#### Extracted material

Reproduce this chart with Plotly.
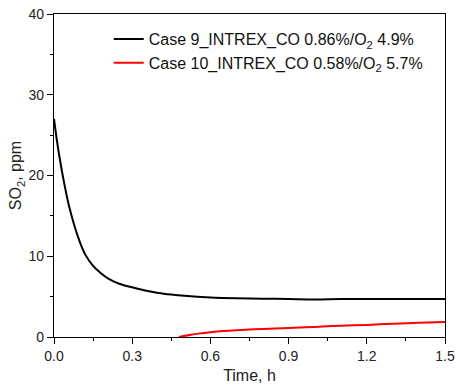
import plotly.graph_objects as go

t9 = [0, 0.01, 0.02, 0.03, 0.04, 0.05, 0.06, 0.08, 0.10, 0.12, 0.15, 0.18, 0.21, 0.25,
      0.30, 0.35, 0.40, 0.45, 0.50, 0.60, 0.70, 0.80, 0.90, 1.00, 1.10, 1.20, 1.30, 1.40, 1.50]
so2_9 = [27.0, 24.6, 22.5, 20.6, 18.9, 17.3, 15.9, 13.6, 11.7, 10.2, 8.8, 7.9, 7.2, 6.6,
         6.15, 5.75, 5.45, 5.25, 5.1, 4.9, 4.8, 4.75, 4.7, 4.65, 4.7, 4.7, 4.7, 4.7, 4.7]
t10 = [0.48, 0.52, 0.56, 0.60, 0.65, 0.70, 0.80, 0.90, 1.00, 1.10, 1.20, 1.30, 1.40, 1.50]
so2_10 = [0, 0.25, 0.45, 0.6, 0.75, 0.85, 1.0, 1.1, 1.25, 1.4, 1.5, 1.65, 1.75, 1.85]
name9 = "Case 9_INTREX_CO 0.86%/O<sub>2</sub> 4.9%"
name10 = "Case 10_INTREX_CO 0.58%/O<sub>2</sub> 5.7%"
xticks = [0.0, 0.3, 0.6, 0.9, 1.2, 1.5]
yticks = [0, 10, 20, 30, 40]

FONT = "Liberation Sans, Arial"
fig = go.Figure()
fig.add_trace(go.Scatter(x=t9, y=so2_9, mode="lines", name=name9,
                         line=dict(color="black", width=2, shape="spline")))
fig.add_trace(go.Scatter(x=t10, y=so2_10, mode="lines", name=name10,
                         line=dict(color="#ff0000", width=2, shape="spline")))

axis_common = dict(showline=True, linecolor="black", linewidth=1.3, mirror=True,
                   showgrid=False, zeroline=False, ticks="outside", ticklen=6,
                   tickwidth=1.3, tickcolor="black", ticklabeloverflow="allow",
                   automargin=False,
                   tickfont=dict(family=FONT, size=14, color="#222"))
fig.update_xaxes(range=[0, 1.5], tickvals=xticks, ticktext=[f"{v:.1f}" for v in xticks],
                 title=dict(text="Time, h", font=dict(family=FONT, size=16, color="#222"), standoff=6),
                 minor=dict(ticks="outside", ticklen=3, tickwidth=1.3, tickcolor="black", dtick=0.15),
                 **axis_common)
fig.update_yaxes(range=[0, 40], tickvals=yticks,
                 title=dict(text="SO<sub>2</sub>, ppm", font=dict(family=FONT, size=16, color="#222"), standoff=2),
                 minor=dict(ticks="outside", ticklen=3, tickwidth=1.3, tickcolor="black", dtick=5),
                 **axis_common)
fig.update_layout(width=455, height=387, margin=dict(l=54, r=10, t=14, b=50),
                  plot_bgcolor="white", paper_bgcolor="white", showlegend=True,
                  legend=dict(x=0.14, y=0.975, xanchor="left", yanchor="top",
                              bgcolor="rgba(0,0,0,0)", tracegroupgap=0,
                              font=dict(family=FONT, size=16, color="#111")))
fig.write_html("out.html")
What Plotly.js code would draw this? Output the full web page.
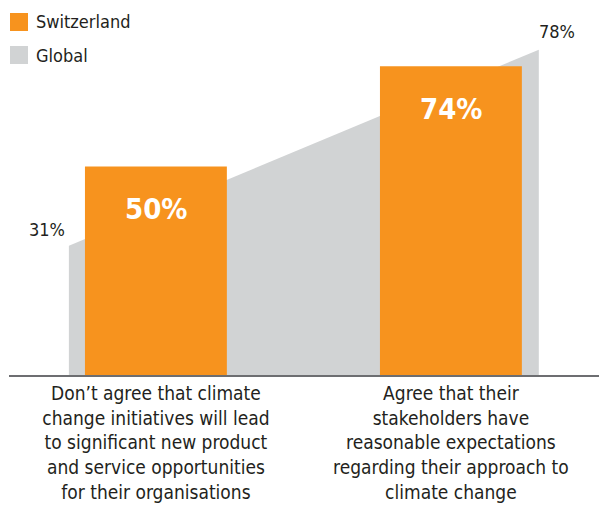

#### Task prompt
Only the lines from the start of the records through the line containing "import plotly.graph_objects as go" should be repeated, word for word, with the pictures left out.

#### Task output
Reproduce this chart with Plotly.
import plotly.graph_objects as go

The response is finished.